Friday, August 22, 2008

petite anglaise, the book

Finished reading Catherine Sanderson's Petite Anglaise and found it an enjoyable, well-written, light book, a "creative-non-fiction"/memoir that reads almost as a novel. My escape fiction/formula fiction of choice is generally the well-written mystery novel; as I've said elsewhere, I generally only bother with what's packaged as chicklit when it's set in Paris where I get to recognize my favourite streets. (Although I think that this packaging often does a disservice to very well-written work, and I also think that the themes that get covered under the label are worthwhile themes, indeed, to explore.) Petite's book I've wanted to read since I first learned, on her blog, that she'd got the contract for it. In fact, I suspect that we are more and more likely to find her writing on paper rather than on our computer screens -- since her wedding earlier this year, she seems to be blogging less and less, and I seem to remember that she's working on a novel now -- I'd certainly read it. She's unflinchingly honest in her self-examination but not tiresomely so; rather her writing is lively, engaging, snort-funny in spots, and did I mention that it's set in Paris? Even better, it's in a part of Paris I need to get to know better -- up beyond the Bastille in what used to be the villages of Belleville and Menilmontant.
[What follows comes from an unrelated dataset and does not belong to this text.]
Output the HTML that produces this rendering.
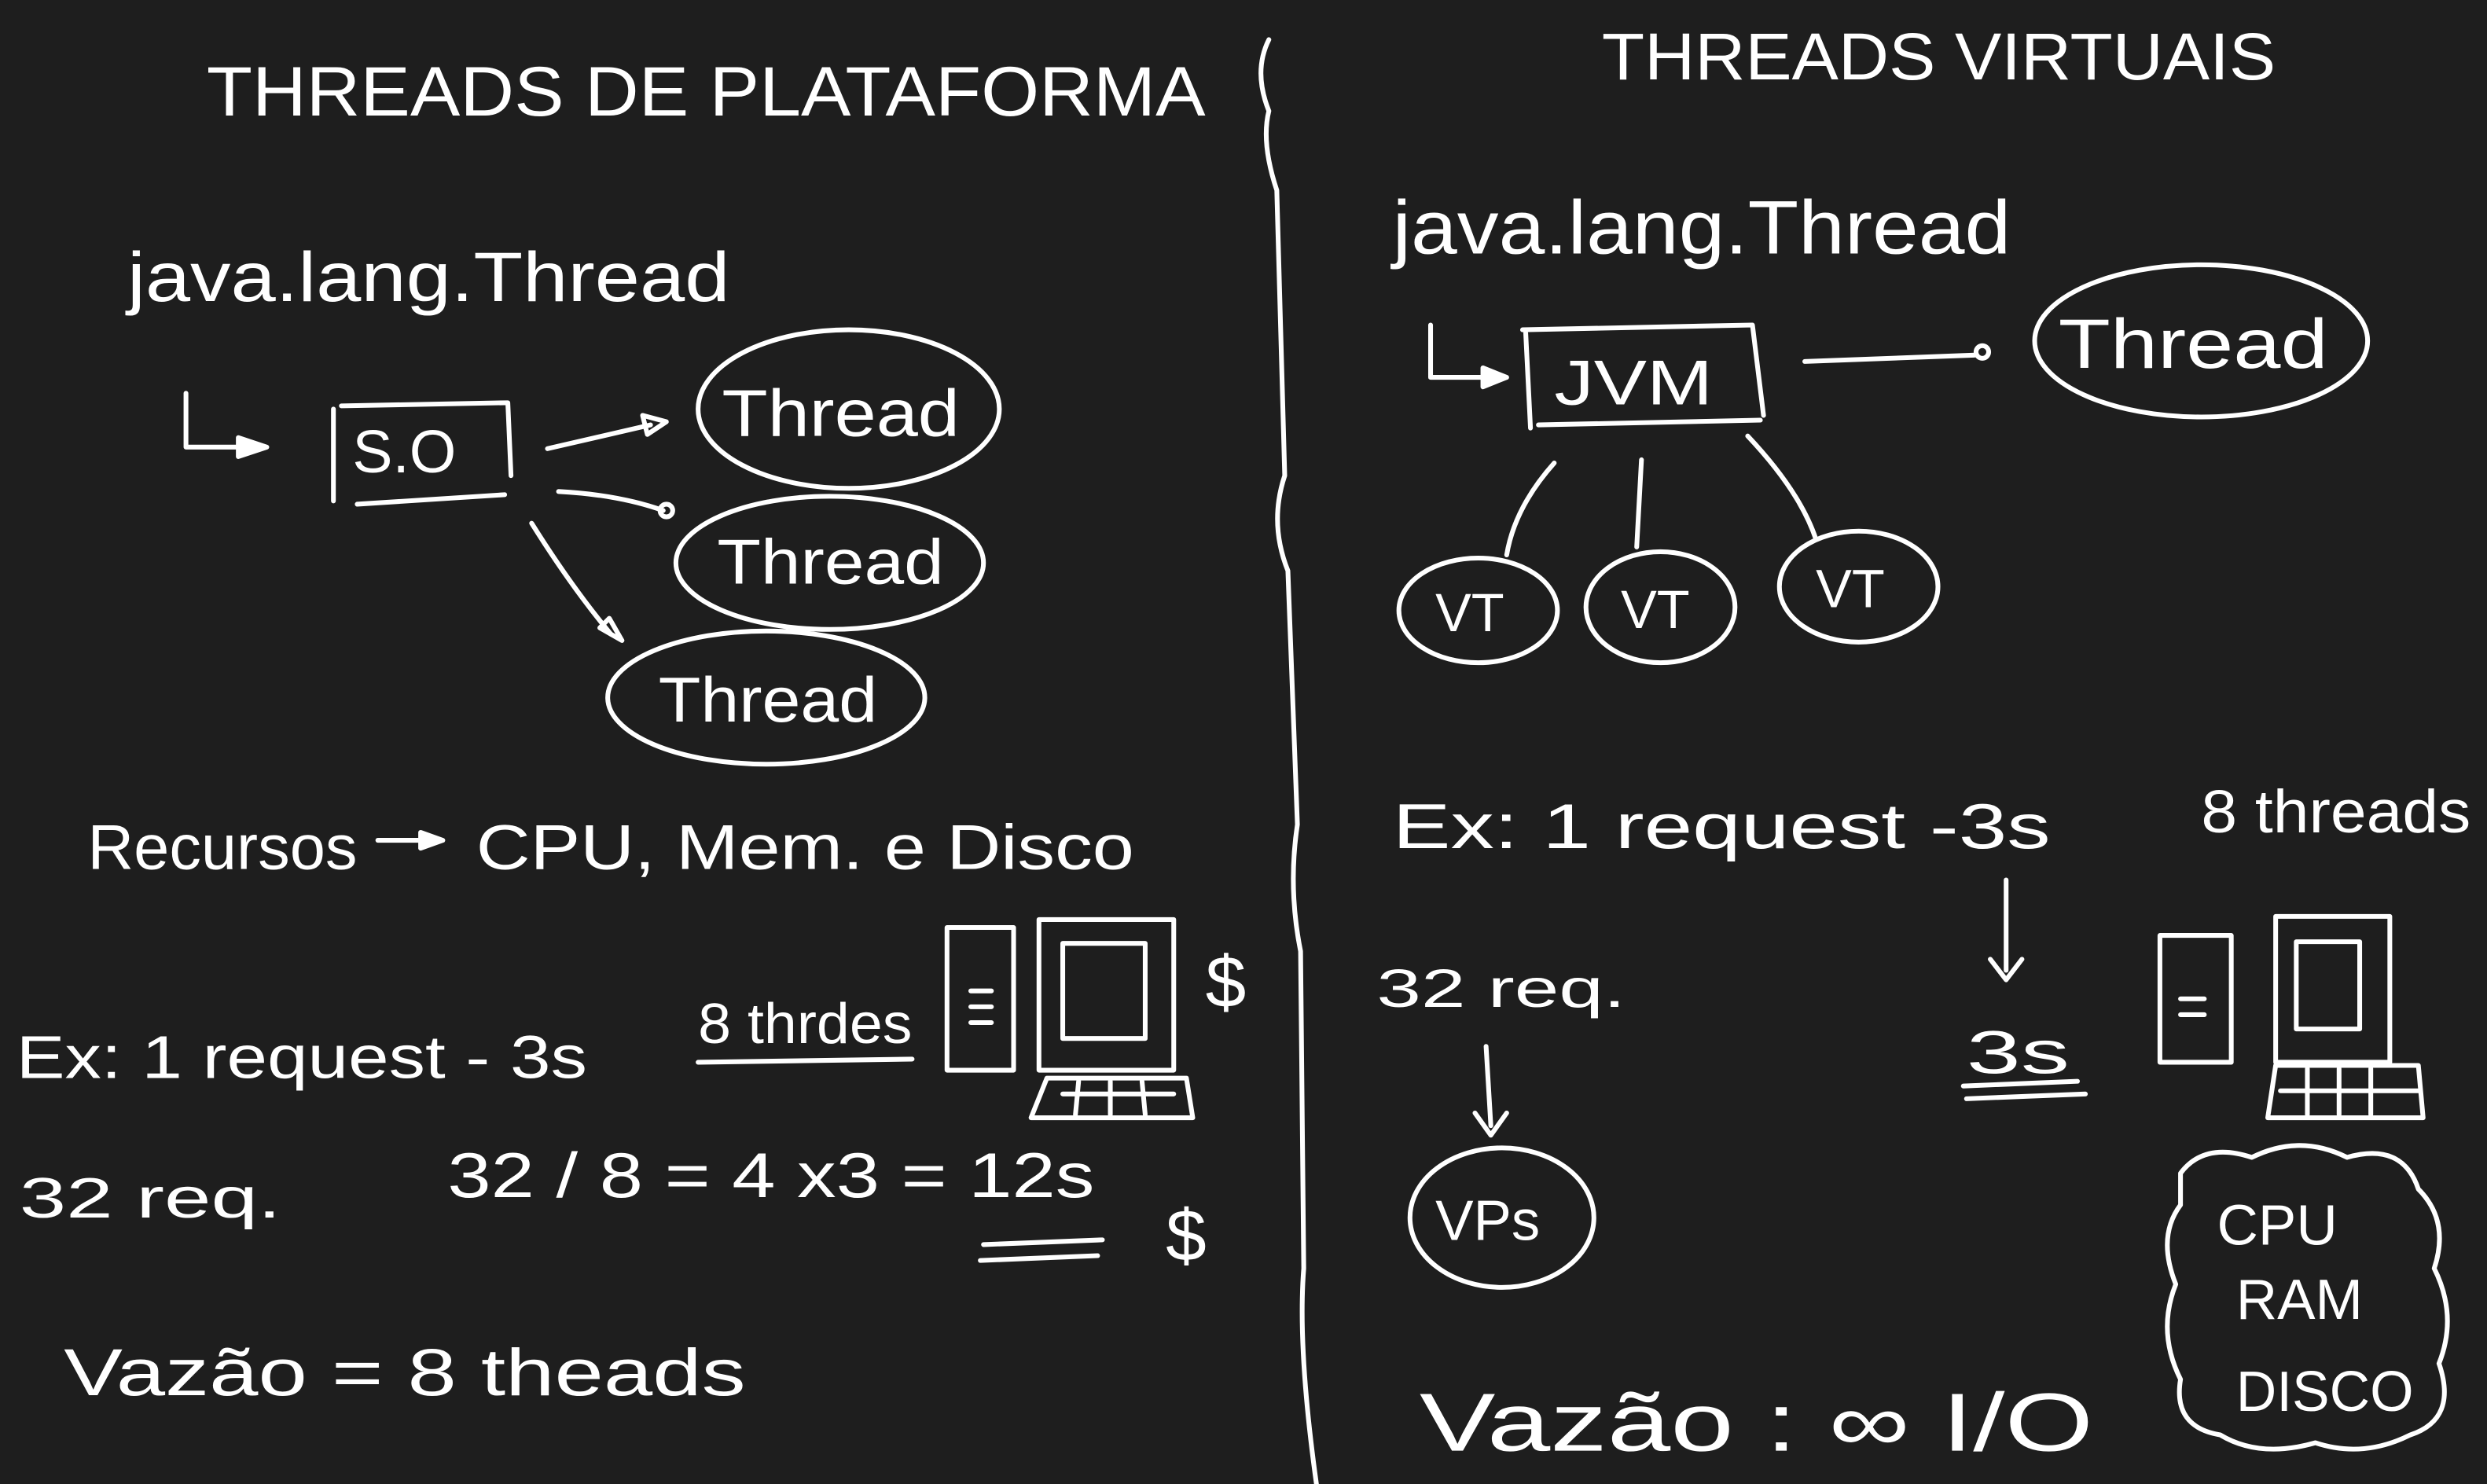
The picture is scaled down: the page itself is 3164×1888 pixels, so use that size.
<!DOCTYPE html>
<html><head><meta charset="utf-8"><style>
html,body{margin:0;padding:0;background:#1e1e1e;}
svg{display:block;}
text{fill:#fff;font-family:"Liberation Sans",sans-serif;}
</style></head><body>
<svg width="3164" height="1888" viewBox="0 0 1568 936" xmlns="http://www.w3.org/2000/svg">
<rect width="1568" height="936" fill="#1e1e1e"/>
<g fill="none" stroke="#fff" stroke-width="3" stroke-linecap="round" stroke-linejoin="round">
<path d="M800 25 Q790 45 800 70 Q795 90 805 120 L810 300 Q800 330 812 360 L818 520 Q812 560 820 600 L822 800 Q818 850 830 936"/>
<path d="M117 248 L117 282 L150 282"/><path d="M150 276 L168 282 L150 288 Z" fill="#fff"/>
<path d="M210 258 L210 316 M215 256 L320 254 L322 300 M225 318 L318 312"/>
<path d="M345 283 L410 268"/><path d="M405 262 L420 266 L408 274Z"/>
<path d="M352 310 Q390 312 418 322"/><circle cx="420" cy="322" r="4"/>
<path d="M335 330 Q360 370 385 400"/><path d="M378 396 L392 404 L384 390Z"/>
<ellipse cx="535" cy="258" rx="95" ry="50"/>
<ellipse cx="523" cy="355" rx="97" ry="42"/>
<ellipse cx="483" cy="440" rx="100" ry="42"/>
<path d="M238 530 L265 530"/><path d="M265 525 L279 530 L265 535Z" fill="#fff"/>
<path d="M440 670 L575 668"/>
<rect x="597" y="585" width="42" height="90"/><rect x="655" y="580" width="85" height="95"/><rect x="670" y="595" width="52" height="60"/>
<path d="M660 680 L748 680 L752 705 L650 705 Z M670 690 L740 690 M680 682 L678 703 M700 682 L700 703 M720 682 L722 703"/>
<path d="M612 625 L625 625 M612 635 L625 635 M612 645 L625 645"/>
<path d="M620 785 L695 782 M618 795 L692 792"/>
<path d="M902 205 L902 238 L935 238"/><path d="M935 232 L950 238 L935 244Z" fill="#fff"/>
<path d="M962 210 L965 270 M960 208 L1105 205 L1112 262 M970 268 L1110 265"/>
<path d="M1138 228 L1245 224"/><circle cx="1250" cy="222" r="4"/>
<ellipse cx="1388" cy="215" rx="105" ry="48"/>
<path d="M980 292 Q955 320 950 350 M1035 290 L1032 345 M1102 275 Q1135 310 1145 340"/>
<ellipse cx="932" cy="385" rx="50" ry="33"/>
<ellipse cx="1047" cy="383" rx="47" ry="35"/>
<ellipse cx="1172" cy="370" rx="50" ry="35"/>
<path d="M1265 555 L1265 612"/><path d="M1255 605 L1265 618 L1275 605"/>
<path d="M1238 685 L1310 682 M1240 693 L1315 690"/>
<path d="M937 660 L940 710"/><path d="M930 702 L940 716 L950 702"/>
<ellipse cx="947" cy="768" rx="58" ry="44"/>
<rect x="1362" y="590" width="45" height="80"/><rect x="1435" y="578" width="72" height="92"/><rect x="1448" y="594" width="40" height="55"/>
<path d="M1435 672 L1525 672 L1528 705 L1430 705 Z M1438 688 L1525 688 M1455 674 L1455 703 M1475 674 L1475 703 M1495 674 L1495 703"/>
<path d="M1375 630 L1390 630 M1375 640 L1390 640"/>
<path d="M1375 740 Q1390 720 1420 730 Q1450 715 1480 730 Q1515 720 1525 750 Q1545 770 1535 800 Q1550 830 1538 860 Q1550 895 1520 905 Q1490 920 1460 910 Q1425 920 1400 905 Q1370 900 1375 870 Q1360 840 1372 810 Q1360 780 1375 760 Z"/>
</g>
<g lengthAdjust="spacingAndGlyphs">
<text x="130" y="73" font-size="44" textLength="630" lengthAdjust="spacingAndGlyphs">THREADS DE PLATAFORMA</text>
<text x="1010" y="50" font-size="42" textLength="425" lengthAdjust="spacingAndGlyphs">THREADS VIRTUAIS</text>
<text x="80" y="190" font-size="44" textLength="380" lengthAdjust="spacingAndGlyphs">java.lang.Thread</text>
<text x="222" y="298" font-size="38">S.O</text>
<text x="455" y="275" font-size="42" textLength="150" lengthAdjust="spacingAndGlyphs">Thread</text>
<text x="452" y="368" font-size="40" textLength="143" lengthAdjust="spacingAndGlyphs">Thread</text>
<text x="415" y="455" font-size="40" textLength="138" lengthAdjust="spacingAndGlyphs">Thread</text>
<text x="55" y="548" font-size="40" textLength="170" lengthAdjust="spacingAndGlyphs">Recursos</text>
<text x="300" y="548" font-size="40" textLength="415" lengthAdjust="spacingAndGlyphs">CPU, Mem. e Disco</text>
<text x="10" y="680" font-size="38" textLength="360" lengthAdjust="spacingAndGlyphs">Ex: 1 request - 3s</text>
<text x="440" y="658" font-size="36" textLength="135" lengthAdjust="spacingAndGlyphs">8 thrdes</text>
<text x="760" y="635" font-size="46">$</text>
<text x="12" y="768" font-size="36" textLength="165" lengthAdjust="spacingAndGlyphs">32 req.</text>
<text x="282" y="755" font-size="40" textLength="408" lengthAdjust="spacingAndGlyphs">32 / 8  = 4 x3 = 12s</text>
<text x="735" y="795" font-size="46">$</text>
<text x="40" y="880" font-size="42" textLength="430" lengthAdjust="spacingAndGlyphs">Vazão =  8 theads</text>
<text x="878" y="160" font-size="48" textLength="390" lengthAdjust="spacingAndGlyphs">java.lang.Thread</text>
<text x="980" y="255" font-size="40" textLength="100" lengthAdjust="spacingAndGlyphs">JVM</text>
<text x="1298" y="232" font-size="44" textLength="170" lengthAdjust="spacingAndGlyphs">Thread</text>
<text x="905" y="398" font-size="34">VT</text>
<text x="1022" y="396" font-size="34">VT</text>
<text x="1145" y="383" font-size="34">VT</text>
<text x="878" y="535" font-size="40" textLength="415" lengthAdjust="spacingAndGlyphs">Ex: 1 request -3s</text>
<text x="1388" y="525" font-size="38" textLength="170" lengthAdjust="spacingAndGlyphs">8 threads</text>
<text x="868" y="635" font-size="34" textLength="157" lengthAdjust="spacingAndGlyphs">32 req.</text>
<text x="1240" y="677" font-size="38" textLength="65" lengthAdjust="spacingAndGlyphs">3s</text>
<text x="905" y="782" font-size="36">VPs</text>
<text x="1398" y="785" font-size="36">CPU</text>
<text x="1410" y="832" font-size="36">RAM</text>
<text x="1410" y="890" font-size="36" textLength="112" lengthAdjust="spacingAndGlyphs">DISCO</text>
<text x="895" y="915" font-size="52" textLength="425" lengthAdjust="spacingAndGlyphs">Vazão : ∞  I/O</text>
</g>
</svg>
</body></html>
Bloggers will also find the book interesting for its description of the liberating role her blog played in Sanderson's life -- she credits it with bringing out parts of her personality that had long been submerged in a stagnant marriage. Through it, she met the man with whom she began the romance that resulted in her breaking out of that marriage. If I said anymore, you'd be plugging your ears and yelling "No spoilers," so I'll stop there.

I'm off to Vancouver this weekend, and I'm packing a copy of Fernando Pessoa's Selected Poems. I'll tell you a bit more about this famous Portuguese writer later, but suffice it to say, for now, that he was eccentric and had more personae than scholars are able to keep track of. Fascinating!